I know this has been answered, but, you could do this with one command:
$input = "foo, bar, baz., shibby, poop.";
//-- handles it all in one pass
$output = preg_split('/[\.,\s]/', $input, -1, PREG_SPLIT_NO_EMPTY);
//-- just output
array_walk($output, function(&$item, $idx) {
echo $idx . ': ' . $item . PHP_EOL;
});
If you're expecting spaces in your values, however, this will split them up too. I just added \s
to the regex to trim the elements. If you expect spaces in values, then omit the \s
in the regex and trim()
the elements later.
Or, this regex will produce the same: /(\.\s?|,\s?)/
$input = "foo, bar, baz., shibby, poop. foo bar";
//-- handles it all in one pass
$output = preg_split('/(\.\s?|,\s?)/', $input, -1, PREG_SPLIT_NO_EMPTY);
//-- just output
array_walk($output, function(&$item, $idx) {
echo $idx . ': ' . $item . PHP_EOL;
});
Produces
0: foo
1: bar
2: baz
3: shibby
4: poop
5: foo bar
The Regex: explained
The original regex simply split on single characters in the string as denoted by the [
and ]
. Thus, /[\.,\s]/
matches on period, comma, AND space characters in the string. After thinking about it, this is probably not what you want but close.
The updated regex is a little different and splits on two different scenarios. \.\s?
says: split on the period and/or preiod+space. The ?

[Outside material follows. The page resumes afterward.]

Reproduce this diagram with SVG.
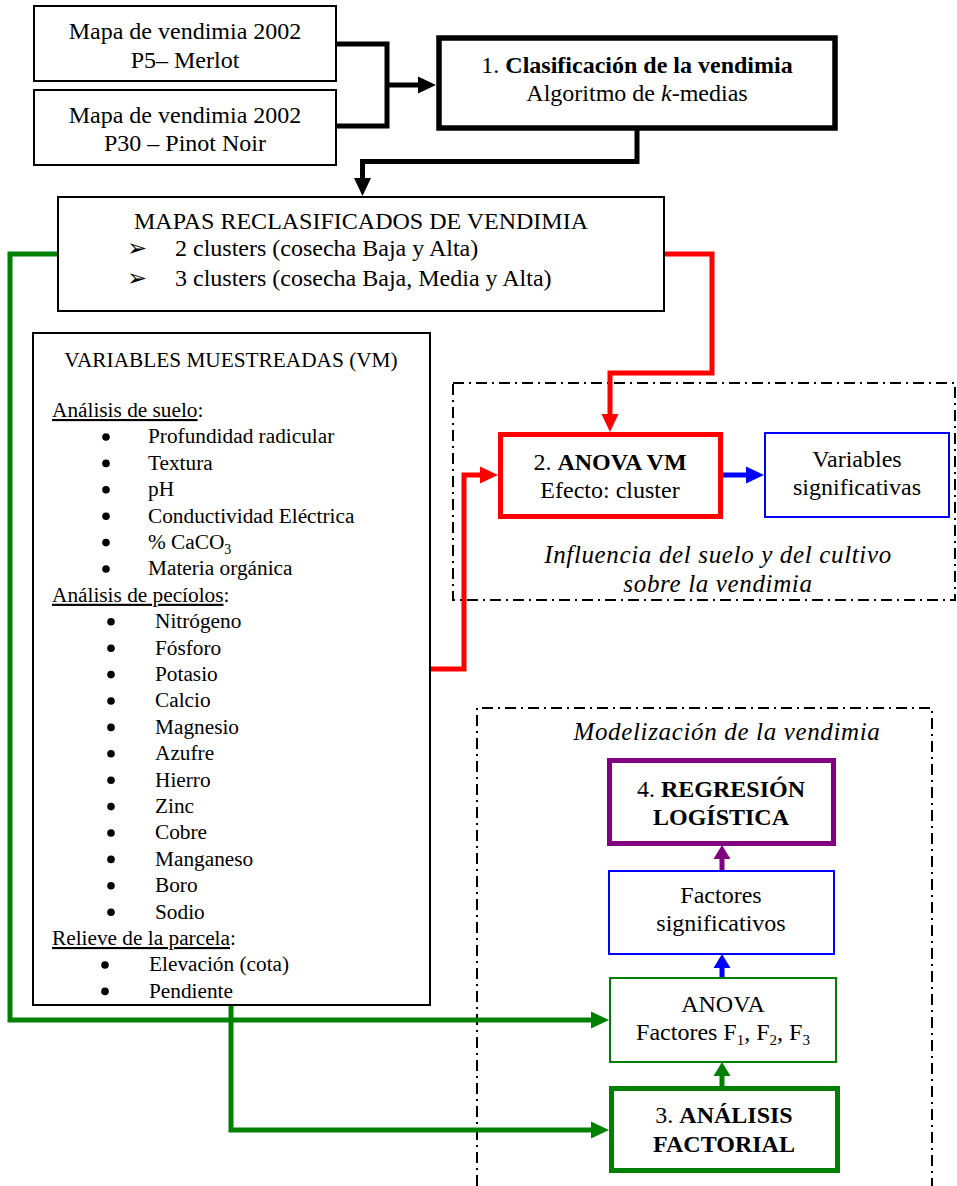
<svg xmlns="http://www.w3.org/2000/svg" width="957" height="1186" viewBox="0 0 957 1186">
<style>
.t{font-family:"Liberation Serif","Times New Roman",serif;font-size:24px;fill:#000}
.c{text-anchor:middle}
.l{font-size:21.3px}
.b{font-weight:bold}
.i{font-style:italic;font-size:25px;letter-spacing:0.65px}
.k{font-style:italic}
.u{text-decoration:underline}
.box{fill:#fff;stroke:#000;stroke-width:2}
.thick{fill:#fff;stroke:#000;stroke-width:5.5}
.dd{fill:none;stroke:#000;stroke-width:2;stroke-dasharray:11 5 2 5}
.ln{fill:none;stroke-width:5}
.dot{fill:#000}
.arr{font-family:"DejaVu Sans",sans-serif;font-size:24px;fill:#000}
</style>
<defs>
<marker id="mk" markerUnits="userSpaceOnUse" markerWidth="18" markerHeight="17" refX="0" refY="8.5" orient="auto" overflow="visible"><path d="M0,0 L18,8.5 L0,17 z" fill="#000"/></marker>
<marker id="mr" markerUnits="userSpaceOnUse" markerWidth="18" markerHeight="17" refX="0" refY="8.5" orient="auto" overflow="visible"><path d="M0,0 L18,8.5 L0,17 z" fill="#FF0000"/></marker>
<marker id="mg" markerUnits="userSpaceOnUse" markerWidth="18" markerHeight="17" refX="0" refY="8.5" orient="auto" overflow="visible"><path d="M0,0 L18,8.5 L0,17 z" fill="#008000"/></marker>
<marker id="mb" markerUnits="userSpaceOnUse" markerWidth="18" markerHeight="17" refX="0" refY="8.5" orient="auto" overflow="visible"><path d="M0,0 L18,8.5 L0,17 z" fill="#0000FF"/></marker>
<marker id="mgs" markerUnits="userSpaceOnUse" markerWidth="14" markerHeight="17" refX="0" refY="8.5" orient="auto" overflow="visible"><path d="M0,0 L14,8.5 L0,17 z" fill="#008000"/></marker>
<marker id="mbs" markerUnits="userSpaceOnUse" markerWidth="14" markerHeight="17" refX="0" refY="8.5" orient="auto" overflow="visible"><path d="M0,0 L14,8.5 L0,17 z" fill="#0000FF"/></marker>
<marker id="mps" markerUnits="userSpaceOnUse" markerWidth="14" markerHeight="17" refX="0" refY="8.5" orient="auto" overflow="visible"><path d="M0,0 L14,8.5 L0,17 z" fill="#800080"/></marker>
</defs>
<rect width="957" height="1186" fill="#fff"/>

<!-- dash-dot frames -->
<g id="frames">
<rect class="dd" x="453" y="383" width="502" height="217"/>
<path class="dd" d="M477,1186 V708 H932 V1186"/>
</g>

<!-- connectors -->
<g id="connectors">
<path class="ln" stroke="#000" d="M336,44 H387 V126 H336"/>
<path class="ln" stroke="#000" d="M387,85 H418" marker-end="url(#mk)"/>
<path class="ln" stroke="#000" d="M637,130 V161.5 H362.5 V178" marker-end="url(#mk)"/>
<path class="ln" stroke="#FF0000" d="M664,254 H712 V373 H610 V414" marker-end="url(#mr)"/>
<path class="ln" stroke="#FF0000" d="M430,669 H464 V475 H480" marker-end="url(#mr)"/>
<path class="ln" stroke="#0000FF" d="M723,475 H746" marker-end="url(#mb)"/>
<path class="ln" stroke="#008000" d="M58,254 H10 V1020 H591" marker-end="url(#mg)"/>
<path class="ln" stroke="#008000" d="M231,1005 V1130 H591" marker-end="url(#mg)"/>
<path class="ln" stroke="#008000" d="M722,1086 V1076" marker-end="url(#mgs)"/>
<path class="ln" stroke="#0000FF" d="M722,978 V968" marker-end="url(#mbs)"/>
<path class="ln" stroke="#800080" d="M722,871 V859" marker-end="url(#mps)"/>
</g>

<g id="mapa-p5">
<rect class="box" x="34" y="6" width="302" height="75"/>
<text class="t c" x="185" y="39">Mapa de vendimia 2002</text>
<text class="t c" x="185" y="68">P5– Merlot</text>
</g>

<g id="mapa-p30">
<rect class="box" x="34" y="90" width="302" height="75"/>
<text class="t c" x="185" y="123">Mapa de vendimia 2002</text>
<text class="t c" x="185" y="151">P30 – Pinot Noir</text>
</g>

<g id="clasificacion">
<rect class="thick" x="439" y="38" width="396" height="90"/>
<text class="t c" x="637" y="73">1. <tspan class="b">Clasificación de la vendimia</tspan></text>
<text class="t c" x="637" y="101">Algoritmo de <tspan class="k">k</tspan>-medias</text>
</g>

<g id="mapas-reclasificados">
<rect class="box" x="58" y="197" width="606" height="114"/>
<text class="t c" x="361" y="229">MAPAS RECLASIFICADOS DE VENDIMIA</text>
<text class="arr" x="127" y="256">➢</text>
<text class="t" x="175" y="256">2 clusters (cosecha Baja y Alta)</text>
<text class="arr" x="127" y="286">➢</text>
<text class="t" x="175" y="286">3 clusters (cosecha Baja, Media y Alta)</text>
</g>

<g id="variables-muestreadas">
<rect class="box" x="33" y="333" width="397" height="672"/>
<text class="t l c" x="231" y="367">VARIABLES MUESTREADAS (VM)</text>
<text class="t l" x="52" y="417"><tspan class="u">Análisis de suelo</tspan>:</text>
<g class="dot">
<circle cx="106" cy="437" r="3.8"/><circle cx="106" cy="463.4" r="3.8"/><circle cx="106" cy="489.8" r="3.8"/>
<circle cx="106" cy="516.2" r="3.8"/><circle cx="106" cy="542.6" r="3.8"/><circle cx="106" cy="569" r="3.8"/>
<circle cx="111" cy="621.8" r="3.8"/><circle cx="111" cy="648.2" r="3.8"/><circle cx="111" cy="674.6" r="3.8"/>
<circle cx="111" cy="701" r="3.8"/><circle cx="111" cy="727.4" r="3.8"/><circle cx="111" cy="753.8" r="3.8"/>
<circle cx="111" cy="780.2" r="3.8"/><circle cx="111" cy="806.6" r="3.8"/><circle cx="111" cy="833" r="3.8"/>
<circle cx="111" cy="859.4" r="3.8"/><circle cx="111" cy="885.8" r="3.8"/><circle cx="111" cy="912.2" r="3.8"/>
<circle cx="105" cy="965" r="3.8"/><circle cx="105" cy="991.4" r="3.8"/>
</g>
<text class="t l" x="148" y="443.4">Profundidad radicular</text>
<text class="t l" x="148" y="469.8">Textura</text>
<text class="t l" x="148" y="496.2">pH</text>
<text class="t l" x="148" y="522.6">Conductividad Eléctrica</text>
<text class="t l" x="148" y="549">% CaCO<tspan dy="5" font-size="14">3</tspan></text>
<text class="t l" x="148" y="575.4">Materia orgánica</text>
<text class="t l" x="52" y="601.8"><tspan class="u">Análisis de pecíolos</tspan>:</text>
<text class="t l" x="155" y="628.2">Nitrógeno</text>
<text class="t l" x="155" y="654.6">Fósforo</text>
<text class="t l" x="155" y="681">Potasio</text>
<text class="t l" x="155" y="707.4">Calcio</text>
<text class="t l" x="155" y="733.8">Magnesio</text>
<text class="t l" x="155" y="760.2">Azufre</text>
<text class="t l" x="155" y="786.6">Hierro</text>
<text class="t l" x="155" y="813">Zinc</text>
<text class="t l" x="155" y="839.4">Cobre</text>
<text class="t l" x="155" y="865.8">Manganeso</text>
<text class="t l" x="155" y="892.2">Boro</text>
<text class="t l" x="155" y="918.6">Sodio</text>
<text class="t l" x="52" y="945"><tspan class="u">Relieve de la parcela</tspan>:</text>
<text class="t l" x="149" y="971.4">Elevación (cota)</text>
<text class="t l" x="149" y="997.8">Pendiente</text>
</g>

<g id="anova-vm">
<rect x="500.5" y="434.5" width="220" height="82" fill="#fff" stroke="#FF0000" stroke-width="5"/>
<text class="t c" x="610" y="470">2. <tspan class="b">ANOVA VM</tspan></text>
<text class="t c" x="610" y="498">Efecto: cluster</text>
</g>

<g id="variables-significativas">
<rect x="765" y="433" width="184" height="84" fill="#fff" stroke="#0000FF" stroke-width="2"/>
<text class="t c" x="857" y="467">Variables</text>
<text class="t c" x="857" y="495">significativas</text>
</g>

<g id="influencia-label">
<text class="t c i" x="718" y="563">Influencia del suelo y del cultivo</text>
<text class="t c i" x="718" y="592">sobre la vendimia</text>
</g>

<g id="modelizacion-label">
<text class="t c i" x="727" y="740">Modelización de la vendimia</text>
</g>

<g id="regresion-logistica">
<rect x="609.5" y="760.5" width="224" height="83" fill="#fff" stroke="#800080" stroke-width="5"/>
<text class="t c b" x="721" y="797"><tspan font-weight="normal">4. </tspan>REGRESIÓN</text>
<text class="t c b" x="721" y="825">LOGÍSTICA</text>
</g>

<g id="factores-significativos">
<rect x="609" y="871" width="225" height="83" fill="#fff" stroke="#0000FF" stroke-width="2"/>
<text class="t c" x="721" y="903">Factores</text>
<text class="t c" x="721" y="931">significativos</text>
</g>

<g id="anova-factores">
<rect x="610" y="978" width="226" height="84" fill="#fff" stroke="#008000" stroke-width="2"/>
<text class="t c" x="723" y="1012">ANOVA</text>
<text class="t c" x="723" y="1040">Factores F<tspan dy="5" font-size="15">1</tspan><tspan dy="-5">, F</tspan><tspan dy="5" font-size="15">2</tspan><tspan dy="-5">, F</tspan><tspan dy="5" font-size="15">3</tspan></text>
</g>

<g id="analisis-factorial">
<rect x="611.5" y="1088.5" width="226" height="82" fill="#fff" stroke="#008000" stroke-width="5"/>
<text class="t c b" x="724" y="1123"><tspan font-weight="normal">3. </tspan>ANÁLISIS</text>
<text class="t c b" x="724" y="1152">FACTORIAL</text>
</g>
</svg>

makes the preceding optional (I believe 0 or 1). Same with the ,\s?
. Match on comma and/or comma+space. This accounts for all the scenarios. Using grouping ((...)
) instead of character ranges allows for this. The pipe |
in the middle means OR so, the complete regex means: match on period and/or period+space OR comma and/or comma+space.